- SOURCE DATA:
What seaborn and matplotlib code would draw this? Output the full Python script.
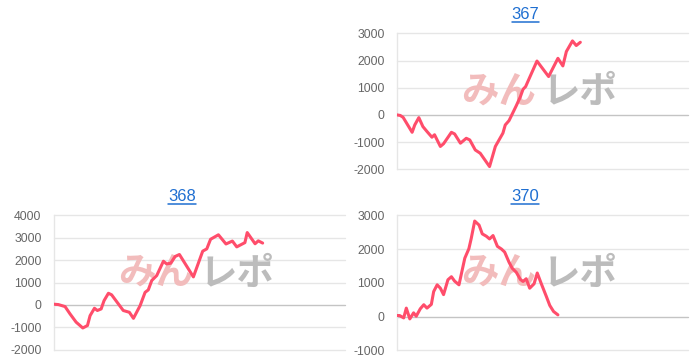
import numpy as np
import pandas as pd
import seaborn as sns
import matplotlib.pyplot as plt
from matplotlib.lines import Line2D

# ---------------- data ----------------
titles = ["367", "368", "370"]

x367 = [0.0, 1.1, 2.1, 5.2, 6.1, 7.5, 8.9, 10.3, 12.0, 12.9, 14.9, 16.0, 18.7, 19.8,
        21.8, 23.8, 25.0, 26.9, 28.6, 31.8, 33.8, 36.4, 37.2, 38.5, 41.0, 42.4, 43.3,
        44.2, 45.6, 48.1, 52.1, 55.3, 57.0, 58.2, 60.3, 61.6, 63.0]
y367 = [0, -20, -90, -640, -370, -100, -430, -610, -820, -730, -1160, -1060, -640, -700,
        -1040, -860, -920, -1290, -1410, -1900, -1160, -670, -370, -210, 340, 670, 940,
        1040, 1380, 1980, 1410, 2080, 1800, 2330, 2720, 2550, 2670]

x368 = [0.0, 1.5, 3.8, 5.5, 7.6, 9.9, 11.5, 12.4, 13.9, 14.9, 16.2, 17.2, 18.7, 19.8,
        23.8, 25.9, 27.3, 29.6, 31.3, 32.4, 33.6, 35.3, 37.6, 38.7, 40.1, 41.6, 43.1,
        47.9, 51.1, 52.5, 53.8, 56.5, 59.1, 61.3, 62.8, 65.6, 66.4, 69.1, 70.2, 71.7]
y368 = [30, 15, -75, -400, -770, -1030, -920, -480, -150, -250, -180, 190, 520, 450,
        -250, -330, -600, -30, 560, 670, 1090, 1310, 1950, 1830, 1860, 2160, 2250,
        1250, 2400, 2500, 2930, 3130, 2720, 2850, 2590, 2780, 3230, 2730, 2860, 2760]

x370 = [0.0, 0.9, 2.3, 3.2, 4.4, 5.7, 6.6, 8.0, 9.2, 10.3, 11.8, 12.6, 13.8, 14.9,
        16.0, 17.5, 18.7, 19.8, 21.3, 23.3, 24.7, 25.5, 26.7, 28.2, 29.3, 30.7, 31.8,
        33.0, 34.5, 35.9, 37.0, 38.5, 39.6, 41.0, 42.4, 43.3, 44.4, 45.6, 47.1, 48.2,
        49.6, 51.3, 52.5, 53.8, 55.3]
y370 = [30, 30, -40, 250, -70, 110, 10, 230, 350, 250, 360, 740, 940, 840, 650, 1090,
        1180, 1050, 940, 1730, 2010, 2310, 2830, 2710, 2450, 2380, 2300, 2400, 2080,
        2000, 1910, 1610, 1430, 1310, 1100, 1040, 1120, 840, 970, 1290, 970, 600, 330,
        150, 50]

ylim367 = [-2000, 3000]
ylim368 = [-2000, 4000]
ylim370 = [-1000, 3000]
watermark_left = "みん"
watermark_right = "レポ"

# ---------------- style ----------------
sns.set_theme(style="white")
plt.rcParams['font.family'] = ['Liberation Sans', 'DejaVu Sans']
plt.rcParams['axes.unicode_minus'] = False

W, H = 700, 364
fig = plt.figure(figsize=(7.0, 3.64), dpi=100)

LINE = "#ff4d6b"
GRID = "#e6e6e6"
ZERO = "#c4c4c4"
TICKTXT = "#666666"
TITLE = "#1f6fd1"


def px_axes(left, top, right, bottom):
    return fig.add_axes([left / W, 1 - bottom / H, (right - left) / W, (bottom - top) / H])


def draw(ax, xs, ys, ylim):
    ax.set_axisbelow(True)
    df = pd.DataFrame({"x": xs, "y": ys})
    ax.text(0.35, 0.57, watermark_left, transform=ax.transAxes, fontsize=27,
            fontweight="bold", color="#f2bcbc", ha="center", va="center",
            family=["Noto Sans CJK JP"], zorder=1)
    ax.text(0.63, 0.57, watermark_right, transform=ax.transAxes, fontsize=27,
            fontweight="bold", color="#bcbcbc", ha="center", va="center",
            family=["Noto Sans CJK JP"], zorder=1)
    sns.lineplot(data=df, x="x", y="y", ax=ax, color=LINE, lw=2.2, sort=False,
                 estimator=None, zorder=3)
    for l in ax.get_lines():
        l.set_solid_joinstyle("round")
        l.set_solid_capstyle("round")
    ax.set_xlim(0, 100)
    ax.set_ylim(*ylim)
    ax.set_yticks(np.arange(ylim[0], ylim[1] + 1, 1000))
    ax.set_xticks([])
    ax.set_xlabel("")
    ax.set_ylabel("")
    ax.grid(axis="y", color=GRID, lw=1.0)
    for gl, t in zip(ax.yaxis.get_gridlines(), ax.get_yticks()):
        gl.set_clip_on(False)
        if t == 0:
            gl.set_color(ZERO)
    for s in ["top", "right", "bottom"]:
        ax.spines[s].set_visible(False)
    ax.spines["left"].set_color(GRID)
    ax.spines["left"].set_linewidth(1.0)
    ax.tick_params(axis="y", length=7.5, width=1.0, color=GRID, pad=1.5,
                   labelsize=8.8, labelcolor=TICKTXT)
    ax.tick_params(axis="x", length=0)
    ax.set_facecolor("white")


ax1 = px_axes(397, 33.3, 688, 169.3)
draw(ax1, x367, y367, ylim367)
ax2 = px_axes(54, 215.3, 345, 349.7)
draw(ax2, x368, y368, ylim368)
ax3 = px_axes(397, 215.3, 688, 350.3)
draw(ax3, x370, y370, ylim370)

title_texts = []
for t, cx, base in [(titles[0], 525.5, 19.0), (titles[1], 182.0, 201.0), (titles[2], 525.0, 201.0)]:
    tt = fig.text(cx / W, 1 - base / H, t, ha="center", va="baseline", fontsize=12,
                  color=TITLE)
    title_texts.append((tt, base))

fig.canvas.draw()
r = fig.canvas.get_renderer()
for tt, base in title_texts:
    bb = tt.get_window_extent(r)
    yy = 1 - (base + 2.8) / H
    fig.add_artist(Line2D([bb.x0 / W, bb.x1 / W], [yy, yy], transform=fig.transFigure,
                          color=TITLE, lw=1.1))

fig.savefig("out.png", dpi=100)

- WORK REQUIRED:
Restate exactly, please, only the lines between the start of the data and the line containing "1040, 1380, 1980, 1410, 2080, 1800, 2330, 2720, 2550, 2670]", both ends included, skipping the pictures.

- EXERCISE RESULT:
What seaborn and matplotlib code would draw this? Output the full Python script.
import numpy as np
import pandas as pd
import seaborn as sns
import matplotlib.pyplot as plt
from matplotlib.lines import Line2D

# ---------------- data ----------------
titles = ["367", "368", "370"]

x367 = [0.0, 1.1, 2.1, 5.2, 6.1, 7.5, 8.9, 10.3, 12.0, 12.9, 14.9, 16.0, 18.7, 19.8,
        21.8, 23.8, 25.0, 26.9, 28.6, 31.8, 33.8, 36.4, 37.2, 38.5, 41.0, 42.4, 43.3,
        44.2, 45.6, 48.1, 52.1, 55.3, 57.0, 58.2, 60.3, 61.6, 63.0]
y367 = [0, -20, -90, -640, -370, -100, -430, -610, -820, -730, -1160, -1060, -640, -700,
        -1040, -860, -920, -1290, -1410, -1900, -1160, -670, -370, -210, 340, 670, 940,
        1040, 1380, 1980, 1410, 2080, 1800, 2330, 2720, 2550, 2670]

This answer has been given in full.